After World War II, servants, for all but the grandest household, had largely disappeared, having been called up for active service and finding more lucrative employment in industry when returning home. As has been shown, the introduction of efficient labour-saving devices and ergonomically designed kitchens had taken away a large part of the drudgery of kitchen chores. Now, however, the housewife, often left alone for much of the day, felt isolated from the rest of the house.

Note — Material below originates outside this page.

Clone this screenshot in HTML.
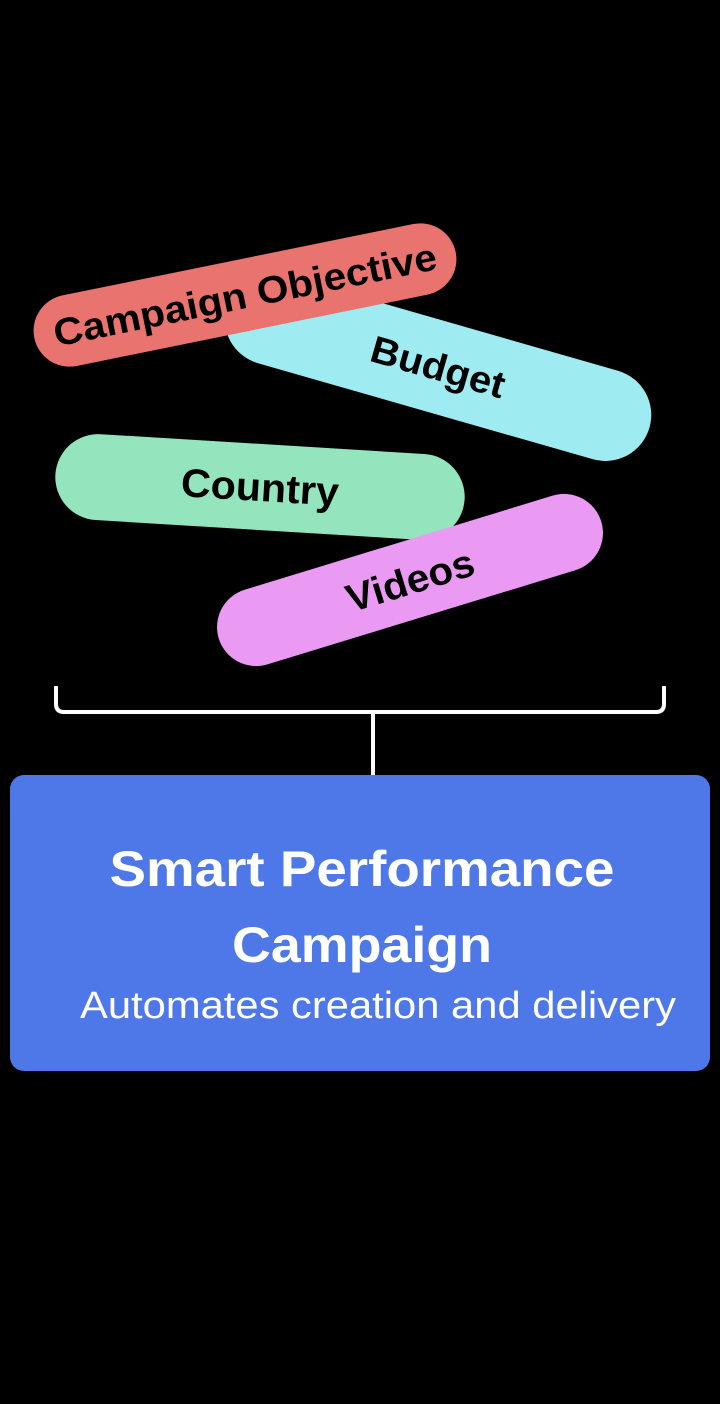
<!DOCTYPE html>
<html><head><meta charset="utf-8"><style>
html,body{margin:0;padding:0;background:#000;width:720px;height:1404px;overflow:hidden}
svg{display:block}
text{font-family:"Liberation Sans","Noto Sans CJK JP",sans-serif;font-weight:bold}
</style></head><body>
<svg width="720" height="1404" viewBox="0 0 720 1404" xmlns="http://www.w3.org/2000/svg">
<rect width="720" height="1404" fill="#000"/>
<g transform="translate(438,367) rotate(16)">
<rect x="-220" y="-46" width="440" height="92" rx="46" fill="#9eecf2"/>
<text x="0" y="13" text-anchor="middle" font-size="38" fill="#000" textLength="138" lengthAdjust="spacingAndGlyphs">Budget</text>
</g>
<g transform="translate(245,295) rotate(-11.5)">
<rect x="-215" y="-36" width="430" height="72" rx="36" fill="#e8736f"/>
<text x="0" y="13" text-anchor="middle" font-size="38" fill="#000" textLength="390" lengthAdjust="spacingAndGlyphs">Campaign Objective</text>
</g>
<g transform="translate(260,487) rotate(3.5)">
<rect x="-205" y="-43" width="410" height="86" rx="43" fill="#94e4bd"/>
<text x="0" y="14" text-anchor="middle" font-size="40" fill="#000" textLength="158" lengthAdjust="spacingAndGlyphs">Country</text>
</g>
<g transform="translate(410,580) rotate(-17)">
<rect x="-200" y="-39" width="400" height="78" rx="39" fill="#eb9af3"/>
<text x="0" y="14" text-anchor="middle" font-size="39" fill="#000" textLength="132" lengthAdjust="spacingAndGlyphs">Videos</text>
</g>
<path d="M56 686 V704 Q56 712 64 712 H656 Q664 712 664 704 V686" fill="none" stroke="#fff" stroke-width="4"/>
<line x1="373" y1="712" x2="373" y2="776" stroke="#fff" stroke-width="4"/>
<rect x="10" y="775" width="700" height="296" rx="14" fill="#4e78e8"/>
<text x="362" y="886" text-anchor="middle" font-size="50" fill="#fff" textLength="505" lengthAdjust="spacingAndGlyphs">Smart Performance</text>
<text x="362" y="962" text-anchor="middle" font-size="50" fill="#fff" textLength="260" lengthAdjust="spacingAndGlyphs">Campaign</text>
<text x="378" y="1018" text-anchor="middle" font-size="38" fill="#fff" style="font-weight:normal" textLength="596" lengthAdjust="spacingAndGlyphs">Automates creation and delivery</text>
</svg>
</body></html>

Was it necessary for the kitchen to be so isolated. Efficient extractor fans dealt effectively with eliminating smells. With cabinets well made with hardwearing, easily cleaned surfaces, the kitchen began to be a room to be proud of and a status symbol in its own right. As early as 1934, Frank Lloyd Wright joined the kitchen, called by him the work space, to the living room. For the first time we are allowed discrete glimpses of the kitchen through a low-height partition of open shelves.

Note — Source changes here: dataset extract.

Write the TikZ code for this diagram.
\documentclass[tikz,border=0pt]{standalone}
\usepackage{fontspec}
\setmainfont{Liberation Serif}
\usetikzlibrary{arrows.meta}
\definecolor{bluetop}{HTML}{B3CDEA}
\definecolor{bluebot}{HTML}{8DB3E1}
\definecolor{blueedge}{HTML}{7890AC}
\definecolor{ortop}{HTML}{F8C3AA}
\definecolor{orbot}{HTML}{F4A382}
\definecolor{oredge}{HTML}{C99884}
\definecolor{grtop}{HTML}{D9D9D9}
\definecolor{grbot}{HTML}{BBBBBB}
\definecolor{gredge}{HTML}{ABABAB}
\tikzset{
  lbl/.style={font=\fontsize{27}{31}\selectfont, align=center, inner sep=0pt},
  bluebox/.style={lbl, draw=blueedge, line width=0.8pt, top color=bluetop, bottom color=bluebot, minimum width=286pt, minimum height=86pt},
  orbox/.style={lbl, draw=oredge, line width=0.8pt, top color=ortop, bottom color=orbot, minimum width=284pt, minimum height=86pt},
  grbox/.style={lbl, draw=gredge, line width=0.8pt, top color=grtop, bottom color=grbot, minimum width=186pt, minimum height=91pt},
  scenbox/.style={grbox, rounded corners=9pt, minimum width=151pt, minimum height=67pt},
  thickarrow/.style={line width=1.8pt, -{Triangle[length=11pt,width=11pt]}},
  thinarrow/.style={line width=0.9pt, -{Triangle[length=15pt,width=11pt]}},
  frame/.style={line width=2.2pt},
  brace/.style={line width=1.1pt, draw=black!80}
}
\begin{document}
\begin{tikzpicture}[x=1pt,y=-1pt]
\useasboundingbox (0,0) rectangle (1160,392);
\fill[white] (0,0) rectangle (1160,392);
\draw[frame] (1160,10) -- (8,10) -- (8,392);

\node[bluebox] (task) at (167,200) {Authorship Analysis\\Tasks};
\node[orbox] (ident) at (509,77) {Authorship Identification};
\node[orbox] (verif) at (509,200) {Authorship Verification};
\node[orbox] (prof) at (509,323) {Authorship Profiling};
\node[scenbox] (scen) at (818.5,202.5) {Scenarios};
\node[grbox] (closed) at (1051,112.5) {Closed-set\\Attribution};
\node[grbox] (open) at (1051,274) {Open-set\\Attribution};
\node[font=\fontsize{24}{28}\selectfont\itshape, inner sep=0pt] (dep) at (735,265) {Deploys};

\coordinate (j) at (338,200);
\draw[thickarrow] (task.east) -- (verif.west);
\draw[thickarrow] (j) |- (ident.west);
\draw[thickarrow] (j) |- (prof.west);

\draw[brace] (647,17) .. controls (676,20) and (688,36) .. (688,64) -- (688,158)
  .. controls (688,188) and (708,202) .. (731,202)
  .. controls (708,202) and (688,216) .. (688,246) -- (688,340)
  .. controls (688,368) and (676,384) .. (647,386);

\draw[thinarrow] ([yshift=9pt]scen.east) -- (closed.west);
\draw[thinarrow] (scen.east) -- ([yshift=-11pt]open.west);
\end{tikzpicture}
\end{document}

The demise of the isolated kitchen is also linked with the gradual abandonment of the formal dining room, which instead was more often replaced by a kitchen/dining room. The kitchen now has become the active centre of the household where the family can meet, eat, work and play. Parents can supervise young children and entertain visitors while keeping an eye on the cooking.
So we arrive almost full circle back to Saxon times when everyone gathered round the central hearth. Cabinet makers and appliance manufacturers together have developed kitchens to suit the most modest needs right up to the most expensive fantasies. Today the kitchen is the most highly serviced room in the house, and the room on which most money is spent.